La humildad distingue a María de entre las otras mujeres piadosas de la Biblia. Pensemos un poco en lo que ella tenía en sus manos: ser elegida por Dios entre todas las mujeres para llevar en su vientre al salvador, quien por su naturaleza divina nunca pecó. Desde una perspectiva humana, ¡esta madre tenía al Hijo perfecto! Desde una perspectiva divina, a esta mujer se le había otorgado el mayor de los privilegios.

Estas dos concesiones hubieran —aunque sea por un minuto— llenado de arrogancia y orgullo a cualquier mujer. Pero todo lo contrario, su reacción fue un despliegue de adoración y gloria al Señor (Mt. 2:11; Lc. 2:13). En ninguna parte leemos que María haya ido por todo el pueblo pregonando la visita de los pastores o la de los magos, ni la vemos haciendo alarde ni promocionando a su hijo. La Biblia solo dice que después de presenciar estos eventos María “atesoraba todas estas cosas en su corazón”. Humildad era una de sus mayores virtudes, digna de imitar (Lc. 2:19; 51).

La humildad, es una justa evaluación de lo que soy y un entendimiento de que lo que tengo es producto de la gracia de Dios. Este entendimiento aplaca la arrogancia y el orgullo y me enfoca en el verdadero protagonista de mi vida: Dios.

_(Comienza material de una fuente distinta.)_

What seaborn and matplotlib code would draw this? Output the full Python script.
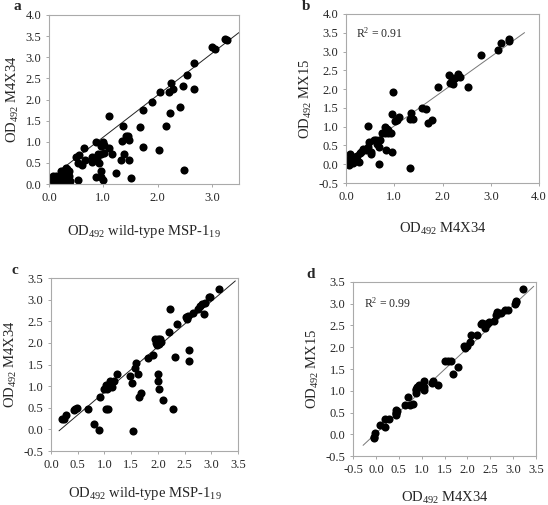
import numpy as np
import pandas as pd
import matplotlib
matplotlib.use("Agg")
import matplotlib.pyplot as plt
import seaborn as sns

sns.set_style("white")
plt.rcParams['font.family'] = ['Liberation Serif', 'DejaVu Serif']
plt.rcParams['mathtext.default'] = 'regular'

# panel a: wild-type vs M4X34
a_x = [3.24, 3.28, 3.01, 3.05, 2.67, 2.55, 2.24, 2.28, 2.21, 2.05, 2.47, 2.68, 1.90, 1.73,
       2.42, 2.23, 1.10, 1.67, 2.16, 1.37, 1.42, 1.46, 1.47, 1.35, 1.73, 2.02, 1.38, 1.32,
       1.48, 1.23, 1.51, 2.48, 0.87, 1.00, 0.95, 1.02, 1.10, 1.02, 0.96, 1.16, 0.90, 0.89,
       0.79, 0.80, 0.93, 0.95, 0.95, 0.87, 1.00, 0.65, 0.56, 0.50, 0.67, 0.53, 0.61, 0.54,
       0.13, 0.12, 0.19, 0.25, 0.25, 0.31, 0.34, 0.36, 0.38, 0.28, 0.22, 0.18, 0.06, 0.07,
       0.31, 0.34, 0.18, 0.37, 0.31, 0.23, 0.10, 0.27, 0.15, 0.33]
a_y = [3.43, 3.42, 3.24, 3.19, 2.86, 2.57, 2.40, 2.25, 2.17, 2.17, 2.33, 2.24, 1.94, 1.74,
       1.83, 1.67, 1.61, 1.35, 1.37, 1.37, 1.13, 1.14, 1.05, 1.01, 0.87, 0.80, 0.72, 0.57,
       0.57, 0.25, 0.14, 0.33, 0.99, 0.99, 0.91, 0.92, 0.85, 0.73, 0.72, 0.72, 0.72, 0.61,
       0.65, 0.51, 0.50, 0.32, 0.17, 0.16, 0.09, 0.86, 0.69, 0.65, 0.57, 0.50, 0.45, 0.10,
       0.18, 0.06, 0.10, 0.20, 0.30, 0.26, 0.35, 0.18, 0.06, 0.04, 0.06, 0.05, 0.10, 0.18,
       0.02, 0.10, 0.17, 0.30, 0.38, 0.32, 0.12, 0.12, 0.08, 0.24]

# panel b: M4X34 vs MX15
b_x = [3.38, 3.38, 3.21, 3.14, 2.80, 2.32, 2.14, 2.19, 2.26, 2.36, 2.21, 2.15, 1.90, 2.52,
       0.98, 1.58, 1.65, 1.34, 1.32, 1.38, 1.79, 1.70, 0.96, 1.05, 1.10, 1.02, 0.45, 0.80,
       0.84, 0.88, 0.74, 0.81, 0.94, 0.87, 0.83, 0.95, 1.33, 0.69, 0.69, 0.48, 0.57, 0.63,
       0.70, 0.65, 0.46, 0.51, 0.52, 0.41, 0.36, 0.31, 0.28, 0.23, 0.19, 0.27, 0.15, 0.10,
       0.06, 0.08, 0.12, 0.04, 0.01, 0.15, 0.19, 0.22, 0.00, 0.06]
b_y = [3.33, 3.27, 3.23, 3.05, 2.90, 2.40, 2.38, 2.29, 2.29, 2.33, 2.14, 2.16, 2.05, 2.05,
       1.93, 1.49, 1.46, 1.37, 1.20, 1.20, 1.19, 1.10, 1.35, 1.19, 1.27, 1.16, 1.03, 1.00,
       0.94, 0.90, 0.82, 0.82, 0.82, 0.82, 0.37, 0.33, -0.10, 0.01, 0.45, 0.60, 0.64, 0.64,
       0.64, 0.54, 0.46, 0.33, 0.26, 0.37, 0.40, 0.33, 0.29, 0.22, 0.18, 0.05, 0.14, 0.11,
       0.04, 0.27, 0.20, 0.12, 0.02, 0.04, 0.11, 0.11, 0.12, -0.03]

# panel c: wild-type vs M4X34
c_x = [3.14, 2.96, 2.97, 2.88, 2.83, 2.79, 2.76, 2.87, 2.65, 2.56, 2.54, 2.53, 2.23, 2.36,
       2.20, 1.95, 2.00, 2.04, 2.06, 1.97, 2.02, 1.98, 2.59, 2.59, 2.33, 1.90, 1.81, 1.60,
       1.58, 1.62, 1.48, 1.51, 2.01, 2.00, 2.03, 2.09, 2.29, 1.69, 1.64, 1.54, 1.24, 1.17,
       1.11, 1.15, 1.09, 1.03, 1.00, 1.04, 0.92, 1.03, 1.06, 0.70, 0.81, 0.90, 0.45, 0.49,
       0.43, 0.28, 0.21, 0.25]
c_y = [3.25, 3.07, 3.05, 2.93, 2.90, 2.86, 2.78, 2.66, 2.69, 2.63, 2.56, 2.59, 2.79, 2.43,
       2.25, 2.10, 2.10, 2.08, 2.01, 1.99, 1.97, 1.94, 1.84, 1.58, 1.68, 1.72, 1.66, 1.54,
       1.41, 1.28, 1.24, 1.07, 1.27, 1.13, 0.93, 0.67, 0.46, 0.84, 0.76, -0.04, 1.28, 1.11,
       1.11, 0.99, 0.97, 1.03, 0.93, 0.93, 0.76, 0.48, 0.48, 0.48, 0.12, -0.02, 0.48, 0.49,
       0.45, 0.33, 0.25, 0.24]

# panel d: M4X34 vs MX15
d_x = [3.22, 3.06, 3.07, 3.04, 2.89, 2.82, 2.74, 2.64, 2.63, 2.58, 2.48, 2.43, 2.38, 2.33,
       2.30, 2.39, 2.22, 2.07, 2.06, 1.99, 1.92, 1.94, 1.65, 1.50, 1.57, 1.79, 1.68, 1.36,
       1.24, 1.22, 1.06, 1.06, 1.06, 1.01, 0.95, 0.90, 0.88, 0.88, 0.88, 0.71, 0.81, 0.74,
       0.64, 0.45, 0.45, 0.45, 0.43, 0.46, 0.28, 0.19, 0.10, 0.19, -0.03, -0.04, -0.05]
d_y = [3.34, 3.06, 3.03, 3.00, 2.86, 2.85, 2.79, 2.81, 2.73, 2.60, 2.58, 2.53, 2.53, 2.56,
       2.53, 2.44, 2.28, 2.28, 2.12, 2.02, 2.04, 1.99, 1.69, 1.69, 1.68, 1.54, 1.39, 1.13,
       1.23, 1.17, 1.23, 1.01, 1.09, 1.09, 1.13, 1.09, 1.04, 1.01, 0.94, 0.85, 0.69, 0.68,
       0.68, 0.56, 0.50, 0.44, 0.48, 0.53, 0.35, 0.34, 0.21, 0.16, 0.02, -0.06, -0.09]

# trend lines: slope, intercept, x range
a_line = (0.99, 0.12, 0.18, 3.5)
b_line = (0.92, 0.10, 0.0, 3.7)
c_line = (1.05, -0.19, 0.15, 3.45)
d_line = (0.98, 0.02, -0.28, 3.45)

fig = plt.figure(figsize=(5.48, 5.05), dpi=100)

panels = [
    dict(rect=[0.0894, 0.6356, 0.3467, 0.3347], x=a_x, y=a_y, line=a_line, lc='#222222',
         xlim=(0, 3.5), ylim=(0, 4.0), xt=[0, 1, 2, 3], yt=np.arange(0, 4.01, 0.5),
         xlab='OD$_{492}$ wild-type MSP-1$_{19}$', ylab='OD$_{492}$ M4X34', letter='a',
         lpos=(13, 7), r2=None, xpad=14),
    dict(rect=[0.6314, 0.6376, 0.3522, 0.3347], x=b_x, y=b_y, line=b_line, lc='#777777',
         xlim=(0, 4.0), ylim=(-0.5, 4.0), xt=[0, 1, 2, 3, 4], yt=np.arange(-0.5, 4.01, 0.5),
         xlab='OD$_{492}$ M4X34', ylab='OD$_{492}$ MX15', letter='b',
         lpos=(302, 7), r2=('R$^{2}$ = 0.91', 0.21, 3.49), xpad=13),
    dict(rect=[0.0931, 0.1069, 0.3412, 0.3426], x=c_x, y=c_y, line=c_line, lc='#222222',
         xlim=(0, 3.5), ylim=(-0.5, 3.5), xt=np.arange(0, 3.51, 0.5), yt=np.arange(-0.5, 3.51, 0.5),
         xlab='OD$_{492}$ wild-type MSP-1$_{19}$', ylab='OD$_{492}$ M4X34', letter='c',
         lpos=(11, 270), r2=None, xpad=10),
    dict(rect=[0.6442, 0.0970, 0.3339, 0.3446], x=d_x, y=d_y, line=d_line, lc='#777777',
         xlim=(-0.5, 3.5), ylim=(-0.5, 3.5), xt=np.arange(-0.5, 3.51, 0.5), yt=np.arange(-0.5, 3.51, 0.5),
         xlab='OD$_{492}$ M4X34', ylab='OD$_{492}$ MX15', letter='d',
         lpos=(306, 275), r2=('R$^{2}$ = 0.99', -0.25, 3.0), xpad=10),
]

for p in panels:
    ax = fig.add_axes(p['rect'])
    df = pd.DataFrame({'x': p['x'], 'y': p['y']})
    slope, icpt, x0, x1 = p['line']
    xs = np.array([x0, x1])
    ax.plot(xs, slope * xs + icpt, color=p['lc'], lw=0.7, zorder=1)
    sns.scatterplot(data=df, x='x', y='y', ax=ax, color='black', s=34,
                    edgecolor='black', linewidth=0, zorder=2)
    ax.set_xlim(*p['xlim'])
    ax.set_ylim(*p['ylim'])
    ax.set_xticks(p['xt'])
    ax.set_yticks(p['yt'])
    ax.set_xticklabels([f'{v:.1f}' for v in p['xt']])
    ax.set_yticklabels([f'{v:.1f}' for v in p['yt']])
    ax.tick_params(labelsize=9, length=2.5, width=0.6, color='#999999', pad=3,
                   direction='out', bottom=True, left=True)
    for s in ax.spines.values():
        s.set_color('#aaaaaa')
        s.set_linewidth(0.8)
    ax.set_xlabel(p['xlab'], fontsize=10.5, labelpad=p['xpad'])
    ax.set_ylabel(p['ylab'], fontsize=10.5, labelpad=3)
    if p['r2'] is not None:
        txt, tx, ty = p['r2']
        ax.text(tx, ty, txt, fontsize=8.5, va='center', ha='left')
    lx, ly = p['lpos']
    fig.text(lx / 548, 1 - ly / 505, p['letter'], fontsize=11, fontweight='bold',
             ha='left', va='center')

fig.savefig('out.png', dpi=100)
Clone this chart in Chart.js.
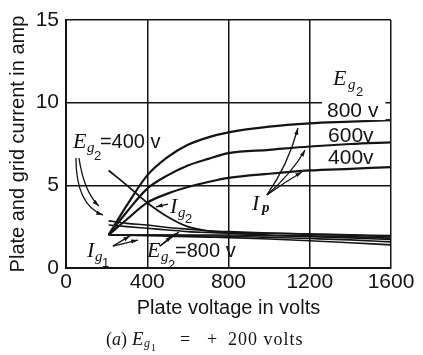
<!DOCTYPE html>
<html>
<head>
<meta charset="utf-8">
<script src="https://cdn.jsdelivr.net/npm/chart.js@4.4.0/dist/chart.umd.min.js"></script>
<style>
 html, body { margin: 0; padding: 0; background: #fff; }
</style>
</head>
<body>
<canvas id="tubeChart" width="423" height="355"></canvas>
<script>
// plate voltage (x) shared by every curve
var plateVolts = [210, 300, 400, 500, 600, 700, 800, 1000, 1200, 1400, 1600];

// plate current Ip for Eg2 = 800, 600, 400 v
var ip800 = [2.0, 3.8, 5.6, 6.7, 7.45, 7.9, 8.2, 8.55, 8.75, 8.85, 8.95];
var ip600 = [2.0, 3.4, 4.8, 5.6, 6.2, 6.6, 6.95, 7.15, 7.35, 7.5, 7.6];
var ip400 = [2.0, 2.95, 3.95, 4.5, 4.9, 5.2, 5.45, 5.7, 5.9, 6.0, 6.1];

// screen grid current Ig2
var ig2Steep = [5.9, 5.0, 3.95, 3.1, 2.5, 2.25, 2.15, 2.1, 2.05, 2.0, 1.95];
var ig2Mid = [2.85, 2.7, 2.6, 2.45, 2.35, 2.25, 2.2, 2.12, 2.05, 1.98, 1.9];
var ig2Low = [2.6, 2.5, 2.4, 2.3, 2.2, 2.15, 2.1, 2.0, 1.95, 1.9, 1.8];

// control grid current Ig1
var ig1a = [2.0, 2.0, 2.0, 2.0, 2.0, 2.0, 2.0, 1.95, 1.9, 1.82, 1.72];
var ig1b = [2.0, 2.0, 2.0, 1.98, 1.96, 1.94, 1.92, 1.85, 1.78, 1.7, 1.58];
var ig1c = [2.0, 1.98, 1.96, 1.93, 1.9, 1.87, 1.84, 1.75, 1.65, 1.53, 1.4];

var xTicks = [0, 400, 800, 1200, 1600];
var yTicks = [0, 5, 10, 15];

var ink = "#141414";
var sansFam = "'Liberation Sans', Arial, sans-serif";
var serifFam = "'Liberation Serif', 'Times New Roman', serif";

function toPoints(values) {
 return plateVolts.map(function (v, i) {
  return { x: v, y: values[i] };
 });
}

function curve(values, width) {
 return {
  data: toPoints(values),
  borderColor: ink,
  borderWidth: width,
  pointRadius: 0,
  fill: false,
  cubicInterpolationMode: "monotone",
 };
}

// annotation anchors, in data units (volts, amp)
var textNotes = [
 { at: [34, 7.26], parts: [["E", "italic 22px " + serifFam, 0, 0], ["g", "italic 15px " + serifFam, 14, 4], ["2", "13px " + sansFam, 21, 12], ["=400 v", "20px " + sansFam, 27, 0]] },
 { at: [1314, 11.07], parts: [["E", "italic 22px " + serifFam, 0, 0], ["g", "italic 15px " + serifFam, 15, 4], ["2", "13px " + sansFam, 23, 11]] },
 { at: [1285, 9.13], box: true, parts: [["800 v", "21px " + sansFam, 0, 0]] },
 { at: [1290, 7.62], parts: [["600v", "21px " + sansFam, 0, 0]] },
 { at: [1290, 6.29], parts: [["400v", "21px " + sansFam, 0, 0]] },
 { at: [916, 3.51], parts: [["I", "italic 22px " + serifFam, 0, 0], ["p", "italic bold 15px " + serifFam, 10, 2]] },
 { at: [512, 3.33], parts: [["I", "italic 22px " + serifFam, 0, 0], ["g", "italic 15px " + serifFam, 8, 4], ["2", "13px " + sansFam, 15, 10]] },
 { at: [103, 0.67], parts: [["I", "italic 22px " + serifFam, 0, 0], ["g", "italic 15px " + serifFam, 8, 4], ["1", "13px " + sansFam, 15, 10]] },
 { at: [399, 0.67], parts: [["E", "italic 22px " + serifFam, 0, 0], ["g", "italic 15px " + serifFam, 14, 4], ["2", "13px " + sansFam, 21, 12], ["=800 v", "20px " + sansFam, 28, 0]] },
];

// arrows: start, control, end (data units)
var arrowNotes = [
 [[989, 4.42], [1093, 6.23], [1142, 8.47]],
 [[989, 4.42], [1110, 5.7], [1177, 7.14]],
 [[989, 4.42], [1078, 5.2], [1162, 5.81]],
 [[49, 6.65], [49, 3.81], [182, 3.2]],
 [[64, 6.65], [89, 4.6], [162, 3.75]],
 [[502, 3.87], [472, 3.78], [443, 3.69]],
 [[231, 1.33], [273, 1.63], [315, 1.94]],
 [[231, 1.33], [292, 1.51], [354, 1.69]],
 [[463, 1.33], [492, 1.63], [522, 1.94]],
 [[463, 1.33], [510, 1.75], [556, 2.18]],
];

var notes = {
 id: "notes",
 afterDatasetsDraw: function (chart) {
  var ctx = chart.ctx;
  var xs = chart.scales.x;
  var ys = chart.scales.y;
  ctx.save();
  ctx.fillStyle = ink;
  ctx.strokeStyle = ink;
  ctx.textBaseline = "alphabetic";
  ctx.textAlign = "left";

  textNotes.forEach(function (n) {
   var x0 = xs.getPixelForValue(n.at[0]);
   var y0 = ys.getPixelForValue(n.at[1]);
   if (n.box) {
    ctx.font = n.parts[0][1];
    var w = ctx.measureText(n.parts[0][0]).width;
    ctx.fillStyle = "#fff";
    ctx.fillRect(x0 - 5, y0 - 17, w + 12, 20);
    ctx.fillStyle = ink;
   }
   n.parts.forEach(function (p) {
    ctx.font = p[1];
    ctx.fillText(p[0], x0 + p[2], y0 + p[3]);
   });
  });

  ctx.lineWidth = 1.3;
  arrowNotes.forEach(function (a) {
   var p0 = [xs.getPixelForValue(a[0][0]), ys.getPixelForValue(a[0][1])];
   var c = [xs.getPixelForValue(a[1][0]), ys.getPixelForValue(a[1][1])];
   var p1 = [xs.getPixelForValue(a[2][0]), ys.getPixelForValue(a[2][1])];
   ctx.beginPath();
   ctx.moveTo(p0[0], p0[1]);
   ctx.quadraticCurveTo(c[0], c[1], p1[0], p1[1]);
   ctx.stroke();
   var ang = Math.atan2(p1[1] - c[1], p1[0] - c[0]);
   ctx.beginPath();
   ctx.moveTo(p1[0], p1[1]);
   ctx.lineTo(p1[0] - 7 * Math.cos(ang - 0.3), p1[1] - 7 * Math.sin(ang - 0.3));
   ctx.lineTo(p1[0] - 7 * Math.cos(ang + 0.3), p1[1] - 7 * Math.sin(ang + 0.3));
   ctx.closePath();
   ctx.fill();
  });
  ctx.restore();
 },
 afterDraw: function (chart) {
  // caption under the plot
  var ctx = chart.ctx;
  var l = chart.chartArea.left;
  var b = chart.chartArea.bottom + 77;
  ctx.save();
  ctx.fillStyle = ink;
  ctx.textBaseline = "alphabetic";
  ctx.font = "18px " + serifFam;
  ctx.fillText("(", l + 40, b);
  ctx.font = "italic 18px " + serifFam;
  ctx.fillText("a", l + 46, b);
  ctx.font = "18px " + serifFam;
  ctx.fillText(")", l + 55, b);
  ctx.font = "italic 19px " + serifFam;
  ctx.fillText("E", l + 66, b);
  ctx.font = "italic 12px " + serifFam;
  ctx.fillText("g", l + 78, b + 2);
  ctx.font = "10px " + serifFam;
  ctx.fillText("1", l + 85, b + 6);
  ctx.font = "18px " + serifFam;
  ctx.fillText("=", l + 114, b);
  ctx.fillText("+", l + 141, b);
  ctx.letterSpacing = "1px";
  ctx.fillText("200 volts", l + 162, b);
  ctx.restore();
 },
};

var chartCanvas = document.getElementById("tubeChart");

new Chart(chartCanvas, {
 type: "line",
 data: {
  datasets: [
   curve(ip800, 2.2),
   curve(ip600, 2.2),
   curve(ip400, 2.2),
   curve(ig2Steep, 1.8),
   curve(ig2Mid, 1.6),
   curve(ig2Low, 1.6),
   curve(ig1a, 1.6),
   curve(ig1b, 1.6),
   curve(ig1c, 1.6),
  ],
 },
 options: {
  responsive: false,
  animation: false,
  devicePixelRatio: 1,
  layout: { padding: { top: 20, right: 32, bottom: 35, left: 0 } },
  plugins: {
   legend: { display: false },
   tooltip: { enabled: false },
  },
  scales: {
   x: {
    type: "linear",
    min: xTicks[0],
    max: xTicks[xTicks.length - 1],
    afterBuildTicks: function (scale) {
     scale.ticks = xTicks.map(function (v) {
      return { value: v };
     });
    },
    ticks: {
     color: ink,
     padding: 2,
     maxRotation: 0,
     font: { family: sansFam, size: 21 },
     callback: function (v) {
      return String(v);
     },
    },
    grid: { color: ink, lineWidth: 1.5, drawTicks: false },
    border: { color: ink, width: 2 },
    title: {
     display: true,
     text: "Plate voltage in volts",
     color: ink,
     font: { family: sansFam, size: 20 },
     padding: { top: 0, bottom: 0 },
    },
    afterFit: function (scale) {
     scale.height = 52;
    },
   },
   y: {
    type: "linear",
    min: yTicks[0],
    max: yTicks[yTicks.length - 1],
    afterBuildTicks: function (scale) {
     scale.ticks = yTicks.map(function (v) {
      return { value: v };
     });
    },
    ticks: {
     color: ink,
     padding: 7,
     font: { family: sansFam, size: 21 },
     callback: function (v) {
      return String(v);
     },
    },
    grid: { color: ink, lineWidth: 1.5, drawTicks: false },
    border: { color: ink, width: 2 },
    title: {
     display: true,
     text: "Plate and grid current in amp",
     color: ink,
     font: { family: sansFam, size: 20 },
     padding: { top: 6, bottom: 0 },
    },
    afterFit: function (scale) {
     scale.width = 66;
    },
   },
  },
 },
 plugins: [notes],
});
</script>
</body>
</html>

María personificó esta definición de Andrew Murray, al decir que “humildad es el perfecto sosiego del corazón. Es el no esperar nada, no asombrarse con lo que se me haga, no resentirme a lo que se me haga a mí. Es estar en reposo cuando nadie me elogia, o cuando me culpan o desprecian”.[1] La fe, el conocimiento de Dios, y sobre todo la humildad, permitieron que María estuviera en pie hasta el fin y con sus ojos puestos en el Señor, tanto en los tiempos de asombro ante ángeles y sabios, como ante la cruel realidad de ver a su Hijo inocente morir en una cruz.

Una vida que no apunta a sí misma

Ninguna de las cualidades de María, completamente dignas de imitar, apunta a ella misma. Todo lo que hemos visto apunta a ese Hijo que por gracia estuvo en su vientre; ese Hijo que sería el salvador de su propia vida y de la humanidad; ese Hijo que vivió en total obediencia al Padre y que es la personificación misma de la humildad.

La vida de María y el ejemplo de su carácter nos llevan a exaltar al único digno de toda gloria. Así como María podemos proclamar “Mi alma engrandece al Señor, y mi espíritu se regocija en Dios mi Salvador” (Lc. 1: 46-47).


Imagen: Lightstock
[1]: Paul Lee Tan, Encyclopedia Of 7700 Illustrations: Signs Of The Times (Garland, TX: Bible Communications, Inc., 1996). 570.